▶ _Directions_
Begin with the first line and repeat exactly through the line containing "254, 287, 287];"; leave every image out.

▶ _Stored data_
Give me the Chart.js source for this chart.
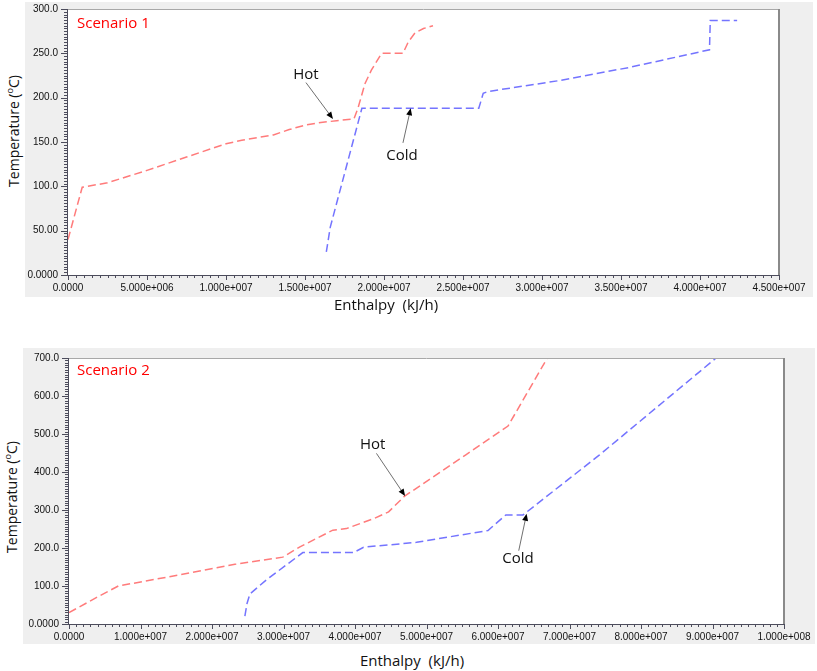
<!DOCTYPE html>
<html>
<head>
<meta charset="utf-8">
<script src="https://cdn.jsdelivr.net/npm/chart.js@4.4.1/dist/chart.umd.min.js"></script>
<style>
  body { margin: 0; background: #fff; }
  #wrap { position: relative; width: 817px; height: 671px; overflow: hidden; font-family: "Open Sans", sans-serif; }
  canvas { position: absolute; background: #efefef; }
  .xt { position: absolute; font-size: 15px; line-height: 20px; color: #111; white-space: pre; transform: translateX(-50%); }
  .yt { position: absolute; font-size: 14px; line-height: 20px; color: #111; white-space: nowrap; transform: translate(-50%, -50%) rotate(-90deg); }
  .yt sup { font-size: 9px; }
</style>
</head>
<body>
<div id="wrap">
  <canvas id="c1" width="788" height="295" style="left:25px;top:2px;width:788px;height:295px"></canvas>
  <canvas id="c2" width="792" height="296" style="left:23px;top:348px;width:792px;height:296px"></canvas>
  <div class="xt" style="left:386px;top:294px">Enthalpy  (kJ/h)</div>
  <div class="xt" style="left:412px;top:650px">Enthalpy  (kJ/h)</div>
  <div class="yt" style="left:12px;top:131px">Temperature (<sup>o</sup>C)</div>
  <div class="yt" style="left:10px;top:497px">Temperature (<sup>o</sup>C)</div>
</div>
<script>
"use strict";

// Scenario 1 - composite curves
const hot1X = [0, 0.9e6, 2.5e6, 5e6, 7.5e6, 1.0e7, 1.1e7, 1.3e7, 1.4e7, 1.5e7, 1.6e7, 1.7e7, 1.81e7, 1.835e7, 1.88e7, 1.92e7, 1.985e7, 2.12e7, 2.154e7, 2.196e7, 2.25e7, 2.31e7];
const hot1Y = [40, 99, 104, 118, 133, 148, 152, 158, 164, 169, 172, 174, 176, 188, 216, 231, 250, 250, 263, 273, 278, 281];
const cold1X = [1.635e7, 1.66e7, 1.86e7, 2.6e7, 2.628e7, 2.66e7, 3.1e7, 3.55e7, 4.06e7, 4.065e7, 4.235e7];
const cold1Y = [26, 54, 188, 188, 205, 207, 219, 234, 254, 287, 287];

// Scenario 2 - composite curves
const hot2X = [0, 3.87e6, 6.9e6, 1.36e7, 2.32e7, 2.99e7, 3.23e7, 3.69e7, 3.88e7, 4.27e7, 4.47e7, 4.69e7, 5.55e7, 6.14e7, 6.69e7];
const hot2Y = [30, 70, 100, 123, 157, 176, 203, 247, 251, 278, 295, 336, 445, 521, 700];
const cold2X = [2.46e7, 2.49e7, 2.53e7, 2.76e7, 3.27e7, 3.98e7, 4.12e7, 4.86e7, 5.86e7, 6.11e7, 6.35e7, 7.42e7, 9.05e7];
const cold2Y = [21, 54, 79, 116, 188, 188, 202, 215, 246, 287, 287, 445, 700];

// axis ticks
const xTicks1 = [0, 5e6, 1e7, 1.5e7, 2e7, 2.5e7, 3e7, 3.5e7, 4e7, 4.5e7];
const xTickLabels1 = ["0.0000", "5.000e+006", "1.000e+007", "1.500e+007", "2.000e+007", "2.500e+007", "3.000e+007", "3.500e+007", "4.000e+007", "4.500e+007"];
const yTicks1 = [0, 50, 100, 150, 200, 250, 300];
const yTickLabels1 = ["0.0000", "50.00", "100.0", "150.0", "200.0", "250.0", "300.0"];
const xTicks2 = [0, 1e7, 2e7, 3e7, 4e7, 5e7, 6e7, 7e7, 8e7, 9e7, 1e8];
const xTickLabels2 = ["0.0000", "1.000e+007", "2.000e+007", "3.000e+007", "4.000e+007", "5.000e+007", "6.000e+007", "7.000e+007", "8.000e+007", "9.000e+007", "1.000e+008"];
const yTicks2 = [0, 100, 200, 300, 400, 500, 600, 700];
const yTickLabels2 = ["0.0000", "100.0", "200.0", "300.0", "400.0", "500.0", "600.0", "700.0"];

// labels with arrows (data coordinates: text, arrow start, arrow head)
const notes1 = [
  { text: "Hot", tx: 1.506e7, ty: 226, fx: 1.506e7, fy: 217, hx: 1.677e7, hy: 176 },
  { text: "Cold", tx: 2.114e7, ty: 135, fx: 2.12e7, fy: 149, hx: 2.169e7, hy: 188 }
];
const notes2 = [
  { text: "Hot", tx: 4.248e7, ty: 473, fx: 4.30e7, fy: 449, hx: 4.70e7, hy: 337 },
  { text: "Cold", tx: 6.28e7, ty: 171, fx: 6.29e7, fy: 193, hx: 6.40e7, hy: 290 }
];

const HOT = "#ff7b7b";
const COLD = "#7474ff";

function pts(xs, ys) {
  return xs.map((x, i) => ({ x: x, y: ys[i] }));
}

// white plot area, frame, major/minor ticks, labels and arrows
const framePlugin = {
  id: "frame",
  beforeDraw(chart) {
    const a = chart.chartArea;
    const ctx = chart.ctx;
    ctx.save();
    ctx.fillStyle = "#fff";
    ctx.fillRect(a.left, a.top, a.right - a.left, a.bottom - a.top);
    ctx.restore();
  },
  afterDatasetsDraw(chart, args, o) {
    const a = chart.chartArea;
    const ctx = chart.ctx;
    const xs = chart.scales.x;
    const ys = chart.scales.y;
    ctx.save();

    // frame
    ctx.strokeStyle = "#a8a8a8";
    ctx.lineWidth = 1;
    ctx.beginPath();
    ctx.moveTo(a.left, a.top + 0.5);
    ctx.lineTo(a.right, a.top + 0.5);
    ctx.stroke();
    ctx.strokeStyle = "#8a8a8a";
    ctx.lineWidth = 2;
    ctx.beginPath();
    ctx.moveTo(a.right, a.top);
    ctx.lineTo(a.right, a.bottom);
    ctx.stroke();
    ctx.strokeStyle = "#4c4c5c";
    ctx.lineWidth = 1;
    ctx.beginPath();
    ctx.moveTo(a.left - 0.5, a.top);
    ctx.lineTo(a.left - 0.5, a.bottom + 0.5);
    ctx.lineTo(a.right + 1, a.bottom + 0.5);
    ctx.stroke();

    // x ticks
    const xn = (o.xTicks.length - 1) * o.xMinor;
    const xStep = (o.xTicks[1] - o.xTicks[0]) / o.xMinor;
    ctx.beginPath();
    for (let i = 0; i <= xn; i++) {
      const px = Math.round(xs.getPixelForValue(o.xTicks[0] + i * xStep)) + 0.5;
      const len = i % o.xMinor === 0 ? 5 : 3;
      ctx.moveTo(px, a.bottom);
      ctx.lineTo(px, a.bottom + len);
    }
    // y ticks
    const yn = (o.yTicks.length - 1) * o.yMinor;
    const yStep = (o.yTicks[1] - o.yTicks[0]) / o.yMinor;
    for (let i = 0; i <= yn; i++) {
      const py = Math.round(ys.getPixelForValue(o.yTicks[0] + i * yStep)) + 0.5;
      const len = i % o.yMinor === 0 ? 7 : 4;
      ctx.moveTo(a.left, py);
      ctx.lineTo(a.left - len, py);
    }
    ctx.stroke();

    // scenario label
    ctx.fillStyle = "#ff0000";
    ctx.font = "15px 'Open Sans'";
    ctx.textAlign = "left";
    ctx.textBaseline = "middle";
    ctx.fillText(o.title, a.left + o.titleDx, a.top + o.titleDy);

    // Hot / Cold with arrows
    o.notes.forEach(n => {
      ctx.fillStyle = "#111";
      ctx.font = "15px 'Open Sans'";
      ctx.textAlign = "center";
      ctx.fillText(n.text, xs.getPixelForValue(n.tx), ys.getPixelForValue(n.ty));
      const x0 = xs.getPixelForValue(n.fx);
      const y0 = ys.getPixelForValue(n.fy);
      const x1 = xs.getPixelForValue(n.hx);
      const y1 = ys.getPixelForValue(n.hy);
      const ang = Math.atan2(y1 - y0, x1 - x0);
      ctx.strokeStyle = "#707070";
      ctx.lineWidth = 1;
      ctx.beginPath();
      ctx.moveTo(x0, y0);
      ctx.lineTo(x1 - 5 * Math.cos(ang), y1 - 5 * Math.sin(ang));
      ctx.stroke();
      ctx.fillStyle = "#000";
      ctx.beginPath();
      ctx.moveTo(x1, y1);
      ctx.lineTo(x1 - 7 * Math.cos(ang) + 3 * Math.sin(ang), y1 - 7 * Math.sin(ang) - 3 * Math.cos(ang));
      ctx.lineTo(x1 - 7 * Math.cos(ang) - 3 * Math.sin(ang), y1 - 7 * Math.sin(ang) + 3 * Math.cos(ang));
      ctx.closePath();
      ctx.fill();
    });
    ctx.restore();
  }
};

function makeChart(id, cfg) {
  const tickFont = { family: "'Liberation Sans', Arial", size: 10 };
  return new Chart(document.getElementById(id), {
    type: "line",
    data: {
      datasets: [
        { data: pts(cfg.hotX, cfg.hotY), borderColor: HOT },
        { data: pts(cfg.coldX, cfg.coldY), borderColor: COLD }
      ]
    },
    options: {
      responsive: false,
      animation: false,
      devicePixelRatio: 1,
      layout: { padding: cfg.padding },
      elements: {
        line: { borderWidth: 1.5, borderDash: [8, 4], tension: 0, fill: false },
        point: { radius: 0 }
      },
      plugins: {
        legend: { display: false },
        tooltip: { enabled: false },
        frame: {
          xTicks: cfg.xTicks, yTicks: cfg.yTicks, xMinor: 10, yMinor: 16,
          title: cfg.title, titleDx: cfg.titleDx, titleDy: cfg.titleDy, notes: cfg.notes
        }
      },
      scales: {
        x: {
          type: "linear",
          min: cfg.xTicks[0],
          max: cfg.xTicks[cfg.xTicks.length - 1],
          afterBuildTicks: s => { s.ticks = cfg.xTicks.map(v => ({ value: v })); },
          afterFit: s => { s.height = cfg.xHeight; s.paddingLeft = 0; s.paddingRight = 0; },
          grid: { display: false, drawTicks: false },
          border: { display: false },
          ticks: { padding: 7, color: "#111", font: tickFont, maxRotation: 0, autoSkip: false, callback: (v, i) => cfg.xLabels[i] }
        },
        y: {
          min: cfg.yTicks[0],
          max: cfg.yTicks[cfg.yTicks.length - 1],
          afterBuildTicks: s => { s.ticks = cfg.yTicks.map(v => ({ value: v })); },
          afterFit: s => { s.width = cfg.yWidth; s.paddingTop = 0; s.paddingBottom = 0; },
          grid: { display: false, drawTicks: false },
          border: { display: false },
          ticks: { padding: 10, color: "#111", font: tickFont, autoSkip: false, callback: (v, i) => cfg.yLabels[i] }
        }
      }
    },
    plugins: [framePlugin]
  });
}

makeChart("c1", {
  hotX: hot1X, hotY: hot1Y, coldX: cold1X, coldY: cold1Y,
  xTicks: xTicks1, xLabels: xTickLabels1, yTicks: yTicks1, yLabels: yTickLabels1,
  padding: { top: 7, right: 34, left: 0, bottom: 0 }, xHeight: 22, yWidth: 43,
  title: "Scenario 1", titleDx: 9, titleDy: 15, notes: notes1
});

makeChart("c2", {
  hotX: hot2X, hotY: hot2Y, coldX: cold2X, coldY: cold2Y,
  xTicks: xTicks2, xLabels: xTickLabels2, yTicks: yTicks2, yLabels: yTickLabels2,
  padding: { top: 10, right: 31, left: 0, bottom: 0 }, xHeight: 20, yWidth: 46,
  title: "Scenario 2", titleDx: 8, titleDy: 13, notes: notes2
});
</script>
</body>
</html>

▶ _The solution_
Give me the Chart.js source for this chart.
<!DOCTYPE html>
<html>
<head>
<meta charset="utf-8">
<script src="https://cdn.jsdelivr.net/npm/chart.js@4.4.1/dist/chart.umd.min.js"></script>
<style>
  body { margin: 0; background: #fff; }
  #wrap { position: relative; width: 817px; height: 671px; overflow: hidden; font-family: "Open Sans", sans-serif; }
  canvas { position: absolute; background: #efefef; }
  .xt { position: absolute; font-size: 15px; line-height: 20px; color: #111; white-space: pre; transform: translateX(-50%); }
  .yt { position: absolute; font-size: 14px; line-height: 20px; color: #111; white-space: nowrap; transform: translate(-50%, -50%) rotate(-90deg); }
  .yt sup { font-size: 9px; }
</style>
</head>
<body>
<div id="wrap">
  <canvas id="c1" width="788" height="295" style="left:25px;top:2px;width:788px;height:295px"></canvas>
  <canvas id="c2" width="792" height="296" style="left:23px;top:348px;width:792px;height:296px"></canvas>
  <div class="xt" style="left:386px;top:294px">Enthalpy  (kJ/h)</div>
  <div class="xt" style="left:412px;top:650px">Enthalpy  (kJ/h)</div>
  <div class="yt" style="left:12px;top:131px">Temperature (<sup>o</sup>C)</div>
  <div class="yt" style="left:10px;top:497px">Temperature (<sup>o</sup>C)</div>
</div>
<script>
"use strict";

// Scenario 1 - composite curves
const hot1X = [0, 0.9e6, 2.5e6, 5e6, 7.5e6, 1.0e7, 1.1e7, 1.3e7, 1.4e7, 1.5e7, 1.6e7, 1.7e7, 1.81e7, 1.835e7, 1.88e7, 1.92e7, 1.985e7, 2.12e7, 2.154e7, 2.196e7, 2.25e7, 2.31e7];
const hot1Y = [40, 99, 104, 118, 133, 148, 152, 158, 164, 169, 172, 174, 176, 188, 216, 231, 250, 250, 263, 273, 278, 281];
const cold1X = [1.635e7, 1.66e7, 1.86e7, 2.6e7, 2.628e7, 2.66e7, 3.1e7, 3.55e7, 4.06e7, 4.065e7, 4.235e7];
const cold1Y = [26, 54, 188, 188, 205, 207, 219, 234, 254, 287, 287];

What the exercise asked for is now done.